== Input material ==
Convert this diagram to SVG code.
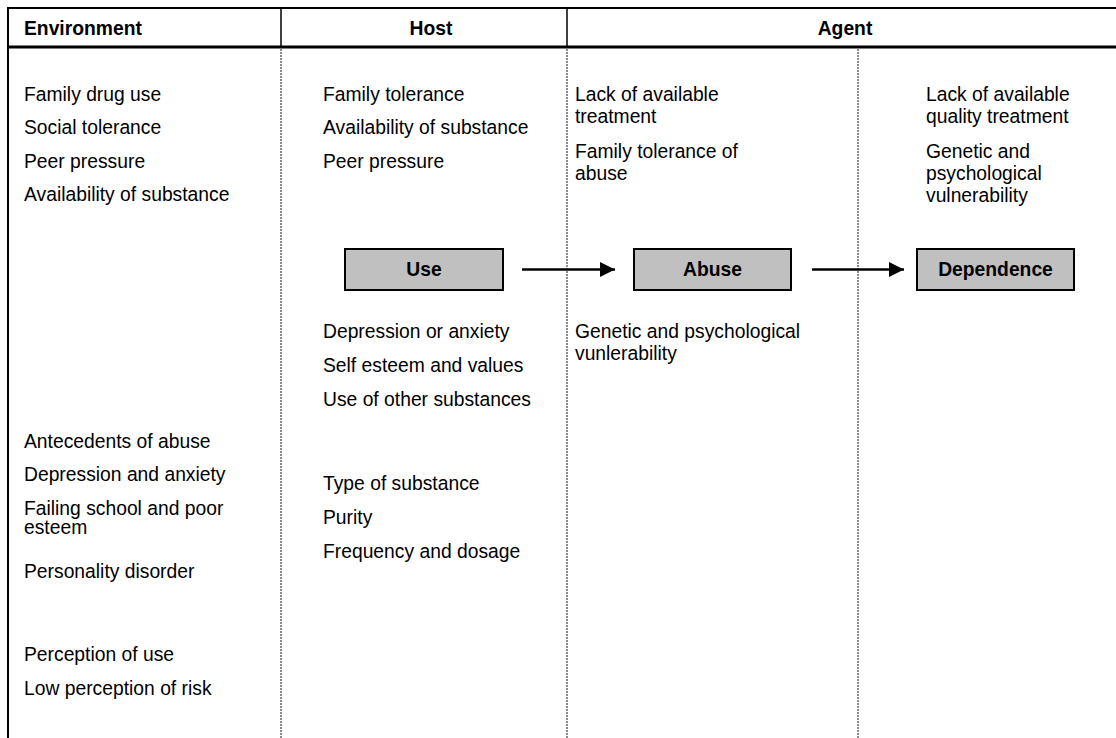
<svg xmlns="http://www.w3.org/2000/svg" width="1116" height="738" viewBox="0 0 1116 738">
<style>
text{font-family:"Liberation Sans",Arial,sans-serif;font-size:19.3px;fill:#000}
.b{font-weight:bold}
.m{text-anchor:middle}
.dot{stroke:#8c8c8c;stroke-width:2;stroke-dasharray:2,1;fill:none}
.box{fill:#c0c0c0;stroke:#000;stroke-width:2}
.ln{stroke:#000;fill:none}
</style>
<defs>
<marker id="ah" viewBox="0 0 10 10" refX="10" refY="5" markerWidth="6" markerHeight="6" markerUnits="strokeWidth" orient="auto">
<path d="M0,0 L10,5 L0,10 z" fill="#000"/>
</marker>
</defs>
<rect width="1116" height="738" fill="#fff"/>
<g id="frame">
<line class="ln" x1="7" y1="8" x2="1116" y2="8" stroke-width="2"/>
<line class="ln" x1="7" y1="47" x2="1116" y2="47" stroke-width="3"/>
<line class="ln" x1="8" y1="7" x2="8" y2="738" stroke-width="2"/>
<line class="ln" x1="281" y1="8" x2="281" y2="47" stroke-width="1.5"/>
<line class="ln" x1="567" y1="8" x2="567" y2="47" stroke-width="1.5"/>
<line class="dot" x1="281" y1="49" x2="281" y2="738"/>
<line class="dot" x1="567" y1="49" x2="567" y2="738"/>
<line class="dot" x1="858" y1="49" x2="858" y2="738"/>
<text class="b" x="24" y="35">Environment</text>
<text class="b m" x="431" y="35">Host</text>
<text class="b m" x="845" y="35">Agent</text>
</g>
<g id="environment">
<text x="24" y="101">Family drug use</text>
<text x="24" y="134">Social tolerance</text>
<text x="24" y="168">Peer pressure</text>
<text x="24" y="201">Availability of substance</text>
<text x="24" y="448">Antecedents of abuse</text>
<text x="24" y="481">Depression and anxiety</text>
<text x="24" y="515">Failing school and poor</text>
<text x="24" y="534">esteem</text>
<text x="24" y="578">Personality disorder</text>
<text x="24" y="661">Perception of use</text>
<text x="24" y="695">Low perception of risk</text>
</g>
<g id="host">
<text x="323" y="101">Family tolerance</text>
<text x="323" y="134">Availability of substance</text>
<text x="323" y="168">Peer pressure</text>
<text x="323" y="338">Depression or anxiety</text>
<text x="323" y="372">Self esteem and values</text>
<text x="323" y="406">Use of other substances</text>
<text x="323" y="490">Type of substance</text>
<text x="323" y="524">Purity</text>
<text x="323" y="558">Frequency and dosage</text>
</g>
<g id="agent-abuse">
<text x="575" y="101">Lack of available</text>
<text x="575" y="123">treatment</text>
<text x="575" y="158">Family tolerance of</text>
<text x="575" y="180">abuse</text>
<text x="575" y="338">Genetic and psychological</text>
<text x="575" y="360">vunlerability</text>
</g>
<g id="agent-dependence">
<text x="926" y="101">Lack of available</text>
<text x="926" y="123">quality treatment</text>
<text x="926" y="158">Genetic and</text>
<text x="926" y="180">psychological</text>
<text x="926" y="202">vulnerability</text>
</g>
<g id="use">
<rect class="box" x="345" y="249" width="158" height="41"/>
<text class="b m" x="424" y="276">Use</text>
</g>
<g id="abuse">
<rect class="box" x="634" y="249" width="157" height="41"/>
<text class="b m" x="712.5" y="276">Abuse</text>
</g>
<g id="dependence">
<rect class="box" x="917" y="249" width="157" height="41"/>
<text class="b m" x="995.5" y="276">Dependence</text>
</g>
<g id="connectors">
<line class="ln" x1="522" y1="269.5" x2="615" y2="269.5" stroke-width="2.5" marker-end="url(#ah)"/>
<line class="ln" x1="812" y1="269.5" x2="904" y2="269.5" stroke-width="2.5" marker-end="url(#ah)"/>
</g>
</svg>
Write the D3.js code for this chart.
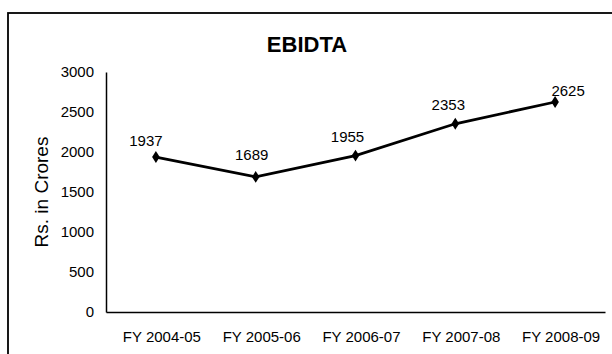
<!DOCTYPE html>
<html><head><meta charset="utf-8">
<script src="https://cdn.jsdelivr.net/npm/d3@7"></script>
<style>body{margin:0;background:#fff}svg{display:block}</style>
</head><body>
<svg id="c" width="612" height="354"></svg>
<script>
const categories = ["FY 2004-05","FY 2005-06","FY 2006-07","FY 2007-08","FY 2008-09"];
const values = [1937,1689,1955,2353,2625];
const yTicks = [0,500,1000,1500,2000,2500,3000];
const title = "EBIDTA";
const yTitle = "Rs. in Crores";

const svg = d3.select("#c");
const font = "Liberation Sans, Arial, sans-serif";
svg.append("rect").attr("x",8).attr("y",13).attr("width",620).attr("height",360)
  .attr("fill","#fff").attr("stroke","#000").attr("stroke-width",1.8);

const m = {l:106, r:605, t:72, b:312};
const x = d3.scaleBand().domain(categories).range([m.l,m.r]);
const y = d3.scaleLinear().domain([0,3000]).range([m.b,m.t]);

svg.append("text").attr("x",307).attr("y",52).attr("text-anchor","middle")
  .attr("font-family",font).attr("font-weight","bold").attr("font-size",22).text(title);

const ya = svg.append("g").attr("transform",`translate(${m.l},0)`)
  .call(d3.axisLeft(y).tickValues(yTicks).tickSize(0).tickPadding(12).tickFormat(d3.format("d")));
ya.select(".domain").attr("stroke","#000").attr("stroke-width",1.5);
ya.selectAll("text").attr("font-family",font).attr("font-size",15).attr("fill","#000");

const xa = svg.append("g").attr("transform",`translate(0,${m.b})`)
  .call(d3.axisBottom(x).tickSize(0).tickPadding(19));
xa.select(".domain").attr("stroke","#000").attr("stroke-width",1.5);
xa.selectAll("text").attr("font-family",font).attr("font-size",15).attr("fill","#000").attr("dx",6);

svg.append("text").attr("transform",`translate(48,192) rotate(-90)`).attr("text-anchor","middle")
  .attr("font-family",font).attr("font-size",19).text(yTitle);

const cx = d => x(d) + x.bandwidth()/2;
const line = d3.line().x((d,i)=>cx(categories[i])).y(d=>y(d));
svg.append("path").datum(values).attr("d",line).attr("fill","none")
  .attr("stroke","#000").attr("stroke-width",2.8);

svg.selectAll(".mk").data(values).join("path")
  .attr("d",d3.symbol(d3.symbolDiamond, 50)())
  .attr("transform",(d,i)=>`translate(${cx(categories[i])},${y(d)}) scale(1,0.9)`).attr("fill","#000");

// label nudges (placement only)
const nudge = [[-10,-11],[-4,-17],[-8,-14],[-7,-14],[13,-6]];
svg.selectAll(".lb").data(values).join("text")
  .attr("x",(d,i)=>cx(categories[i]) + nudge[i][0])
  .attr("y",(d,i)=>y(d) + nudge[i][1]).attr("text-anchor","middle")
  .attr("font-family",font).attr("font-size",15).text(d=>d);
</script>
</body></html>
===
Directions for this task: Counting only lines of the data above that hold "code", report the total and nothing else.

Final result: 2